What you will do ▸ Extract the complete listing and output it unchanged.

Information supplied ▸
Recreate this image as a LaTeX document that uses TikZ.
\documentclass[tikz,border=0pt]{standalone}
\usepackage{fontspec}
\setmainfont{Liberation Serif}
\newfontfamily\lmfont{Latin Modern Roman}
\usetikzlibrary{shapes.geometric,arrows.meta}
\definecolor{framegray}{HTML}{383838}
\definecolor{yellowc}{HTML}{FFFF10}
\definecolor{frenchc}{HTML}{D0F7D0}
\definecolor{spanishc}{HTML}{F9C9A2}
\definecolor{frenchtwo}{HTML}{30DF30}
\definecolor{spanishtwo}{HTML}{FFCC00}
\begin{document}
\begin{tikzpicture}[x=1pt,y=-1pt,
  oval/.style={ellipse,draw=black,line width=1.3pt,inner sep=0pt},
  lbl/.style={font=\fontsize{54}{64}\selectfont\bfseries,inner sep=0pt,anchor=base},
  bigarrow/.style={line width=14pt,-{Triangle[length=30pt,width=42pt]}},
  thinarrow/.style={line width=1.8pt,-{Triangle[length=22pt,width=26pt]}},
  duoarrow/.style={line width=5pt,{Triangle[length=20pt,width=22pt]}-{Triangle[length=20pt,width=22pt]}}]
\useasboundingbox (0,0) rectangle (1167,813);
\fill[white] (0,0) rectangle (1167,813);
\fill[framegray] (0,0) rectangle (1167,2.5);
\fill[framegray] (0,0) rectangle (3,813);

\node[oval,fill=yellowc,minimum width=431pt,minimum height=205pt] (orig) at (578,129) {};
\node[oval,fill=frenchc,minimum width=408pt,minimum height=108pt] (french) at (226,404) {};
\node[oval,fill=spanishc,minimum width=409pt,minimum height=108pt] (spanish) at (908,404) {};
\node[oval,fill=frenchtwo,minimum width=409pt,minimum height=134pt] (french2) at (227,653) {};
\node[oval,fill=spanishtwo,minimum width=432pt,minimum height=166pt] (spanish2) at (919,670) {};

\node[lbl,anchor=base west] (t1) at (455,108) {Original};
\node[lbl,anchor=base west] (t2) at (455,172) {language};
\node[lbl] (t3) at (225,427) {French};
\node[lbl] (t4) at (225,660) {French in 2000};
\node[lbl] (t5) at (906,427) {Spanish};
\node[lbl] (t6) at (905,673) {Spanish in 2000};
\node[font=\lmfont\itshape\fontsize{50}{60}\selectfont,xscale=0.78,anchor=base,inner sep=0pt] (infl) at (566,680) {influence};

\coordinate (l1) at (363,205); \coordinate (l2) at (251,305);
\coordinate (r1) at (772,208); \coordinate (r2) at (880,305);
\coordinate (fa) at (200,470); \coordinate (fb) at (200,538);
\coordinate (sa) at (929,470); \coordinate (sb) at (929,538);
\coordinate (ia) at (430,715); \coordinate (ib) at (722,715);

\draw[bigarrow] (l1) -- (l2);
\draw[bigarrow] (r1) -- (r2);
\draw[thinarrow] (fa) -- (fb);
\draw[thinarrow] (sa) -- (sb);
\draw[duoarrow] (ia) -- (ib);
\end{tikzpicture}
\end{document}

Worked solution ▸
Recreate this image as a LaTeX document that uses TikZ.
\documentclass[tikz,border=0pt]{standalone}
\usepackage{fontspec}
\setmainfont{Liberation Serif}
\newfontfamily\lmfont{Latin Modern Roman}
\usetikzlibrary{shapes.geometric,arrows.meta}
\definecolor{framegray}{HTML}{383838}
\definecolor{yellowc}{HTML}{FFFF10}
\definecolor{frenchc}{HTML}{D0F7D0}
\definecolor{spanishc}{HTML}{F9C9A2}
\definecolor{frenchtwo}{HTML}{30DF30}
\definecolor{spanishtwo}{HTML}{FFCC00}
\begin{document}
\begin{tikzpicture}[x=1pt,y=-1pt,
  oval/.style={ellipse,draw=black,line width=1.3pt,inner sep=0pt},
  lbl/.style={font=\fontsize{54}{64}\selectfont\bfseries,inner sep=0pt,anchor=base},
  bigarrow/.style={line width=14pt,-{Triangle[length=30pt,width=42pt]}},
  thinarrow/.style={line width=1.8pt,-{Triangle[length=22pt,width=26pt]}},
  duoarrow/.style={line width=5pt,{Triangle[length=20pt,width=22pt]}-{Triangle[length=20pt,width=22pt]}}]
\useasboundingbox (0,0) rectangle (1167,813);
\fill[white] (0,0) rectangle (1167,813);
\fill[framegray] (0,0) rectangle (1167,2.5);
\fill[framegray] (0,0) rectangle (3,813);

\node[oval,fill=yellowc,minimum width=431pt,minimum height=205pt] (orig) at (578,129) {};
\node[oval,fill=frenchc,minimum width=408pt,minimum height=108pt] (french) at (226,404) {};
\node[oval,fill=spanishc,minimum width=409pt,minimum height=108pt] (spanish) at (908,404) {};
\node[oval,fill=frenchtwo,minimum width=409pt,minimum height=134pt] (french2) at (227,653) {};
\node[oval,fill=spanishtwo,minimum width=432pt,minimum height=166pt] (spanish2) at (919,670) {};

\node[lbl,anchor=base west] (t1) at (455,108) {Original};
\node[lbl,anchor=base west] (t2) at (455,172) {language};
\node[lbl] (t3) at (225,427) {French};
\node[lbl] (t4) at (225,660) {French in 2000};
\node[lbl] (t5) at (906,427) {Spanish};
\node[lbl] (t6) at (905,673) {Spanish in 2000};
\node[font=\lmfont\itshape\fontsize{50}{60}\selectfont,xscale=0.78,anchor=base,inner sep=0pt] (infl) at (566,680) {influence};

\coordinate (l1) at (363,205); \coordinate (l2) at (251,305);
\coordinate (r1) at (772,208); \coordinate (r2) at (880,305);
\coordinate (fa) at (200,470); \coordinate (fb) at (200,538);
\coordinate (sa) at (929,470); \coordinate (sb) at (929,538);
\coordinate (ia) at (430,715); \coordinate (ib) at (722,715);

\draw[bigarrow] (l1) -- (l2);
\draw[bigarrow] (r1) -- (r2);
\draw[thinarrow] (fa) -- (fb);
\draw[thinarrow] (sa) -- (sb);
\draw[duoarrow] (ia) -- (ib);
\end{tikzpicture}
\end{document}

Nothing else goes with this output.